┌─ Data extract
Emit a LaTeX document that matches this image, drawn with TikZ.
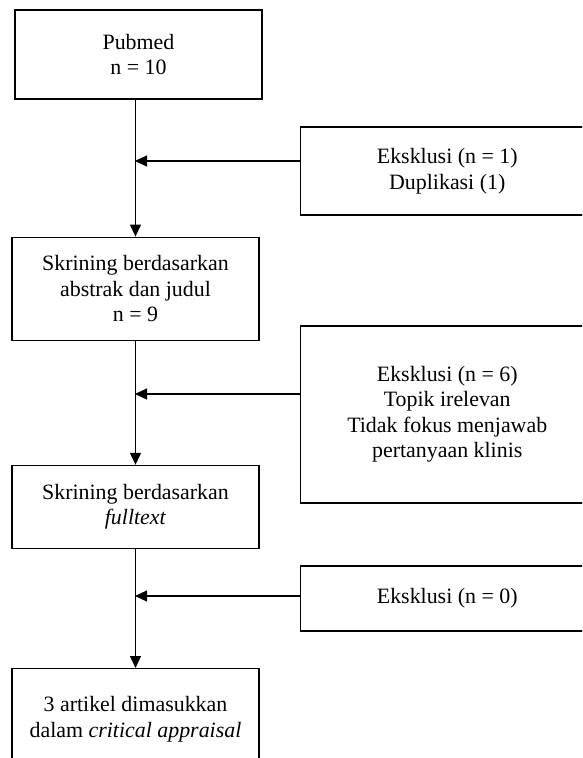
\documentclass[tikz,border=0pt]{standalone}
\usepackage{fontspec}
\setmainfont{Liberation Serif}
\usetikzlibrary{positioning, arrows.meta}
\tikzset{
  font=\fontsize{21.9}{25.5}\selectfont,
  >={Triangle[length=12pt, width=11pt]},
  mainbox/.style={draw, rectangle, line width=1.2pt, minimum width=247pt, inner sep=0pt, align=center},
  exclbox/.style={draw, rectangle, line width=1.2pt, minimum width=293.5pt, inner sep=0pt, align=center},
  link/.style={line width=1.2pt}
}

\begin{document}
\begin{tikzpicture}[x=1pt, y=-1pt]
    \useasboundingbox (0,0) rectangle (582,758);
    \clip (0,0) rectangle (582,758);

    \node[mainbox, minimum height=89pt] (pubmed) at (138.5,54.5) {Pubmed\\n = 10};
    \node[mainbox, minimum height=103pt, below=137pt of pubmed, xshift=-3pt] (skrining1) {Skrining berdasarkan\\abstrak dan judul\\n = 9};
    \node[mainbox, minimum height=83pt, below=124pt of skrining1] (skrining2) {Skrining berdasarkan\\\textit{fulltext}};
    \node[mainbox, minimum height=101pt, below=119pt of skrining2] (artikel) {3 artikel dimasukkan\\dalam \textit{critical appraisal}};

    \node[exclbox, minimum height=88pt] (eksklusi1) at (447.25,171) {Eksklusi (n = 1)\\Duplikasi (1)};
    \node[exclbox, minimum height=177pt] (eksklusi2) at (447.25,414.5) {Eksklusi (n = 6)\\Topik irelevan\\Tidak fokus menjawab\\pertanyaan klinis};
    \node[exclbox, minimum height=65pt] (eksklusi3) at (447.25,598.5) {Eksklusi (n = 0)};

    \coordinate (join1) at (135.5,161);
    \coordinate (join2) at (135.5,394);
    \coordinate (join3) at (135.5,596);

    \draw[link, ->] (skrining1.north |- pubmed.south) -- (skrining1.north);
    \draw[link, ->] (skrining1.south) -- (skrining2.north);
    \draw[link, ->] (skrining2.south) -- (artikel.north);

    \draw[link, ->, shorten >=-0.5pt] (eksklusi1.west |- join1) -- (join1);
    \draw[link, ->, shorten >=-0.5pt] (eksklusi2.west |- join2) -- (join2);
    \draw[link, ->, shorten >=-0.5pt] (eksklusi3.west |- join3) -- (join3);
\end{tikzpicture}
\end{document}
└─
To be done
Repeat the data exactly, excluding the pictures.

Correct output
Emit a LaTeX document that matches this image, drawn with TikZ.
\documentclass[tikz,border=0pt]{standalone}
\usepackage{fontspec}
\setmainfont{Liberation Serif}
\usetikzlibrary{positioning, arrows.meta}
\tikzset{
  font=\fontsize{21.9}{25.5}\selectfont,
  >={Triangle[length=12pt, width=11pt]},
  mainbox/.style={draw, rectangle, line width=1.2pt, minimum width=247pt, inner sep=0pt, align=center},
  exclbox/.style={draw, rectangle, line width=1.2pt, minimum width=293.5pt, inner sep=0pt, align=center},
  link/.style={line width=1.2pt}
}

\begin{document}
\begin{tikzpicture}[x=1pt, y=-1pt]
    \useasboundingbox (0,0) rectangle (582,758);
    \clip (0,0) rectangle (582,758);

    \node[mainbox, minimum height=89pt] (pubmed) at (138.5,54.5) {Pubmed\\n = 10};
    \node[mainbox, minimum height=103pt, below=137pt of pubmed, xshift=-3pt] (skrining1) {Skrining berdasarkan\\abstrak dan judul\\n = 9};
    \node[mainbox, minimum height=83pt, below=124pt of skrining1] (skrining2) {Skrining berdasarkan\\\textit{fulltext}};
    \node[mainbox, minimum height=101pt, below=119pt of skrining2] (artikel) {3 artikel dimasukkan\\dalam \textit{critical appraisal}};

    \node[exclbox, minimum height=88pt] (eksklusi1) at (447.25,171) {Eksklusi (n = 1)\\Duplikasi (1)};
    \node[exclbox, minimum height=177pt] (eksklusi2) at (447.25,414.5) {Eksklusi (n = 6)\\Topik irelevan\\Tidak fokus menjawab\\pertanyaan klinis};
    \node[exclbox, minimum height=65pt] (eksklusi3) at (447.25,598.5) {Eksklusi (n = 0)};

    \coordinate (join1) at (135.5,161);
    \coordinate (join2) at (135.5,394);
    \coordinate (join3) at (135.5,596);

    \draw[link, ->] (skrining1.north |- pubmed.south) -- (skrining1.north);
    \draw[link, ->] (skrining1.south) -- (skrining2.north);
    \draw[link, ->] (skrining2.south) -- (artikel.north);

    \draw[link, ->, shorten >=-0.5pt] (eksklusi1.west |- join1) -- (join1);
    \draw[link, ->, shorten >=-0.5pt] (eksklusi2.west |- join2) -- (join2);
    \draw[link, ->, shorten >=-0.5pt] (eksklusi3.west |- join3) -- (join3);
\end{tikzpicture}
\end{document}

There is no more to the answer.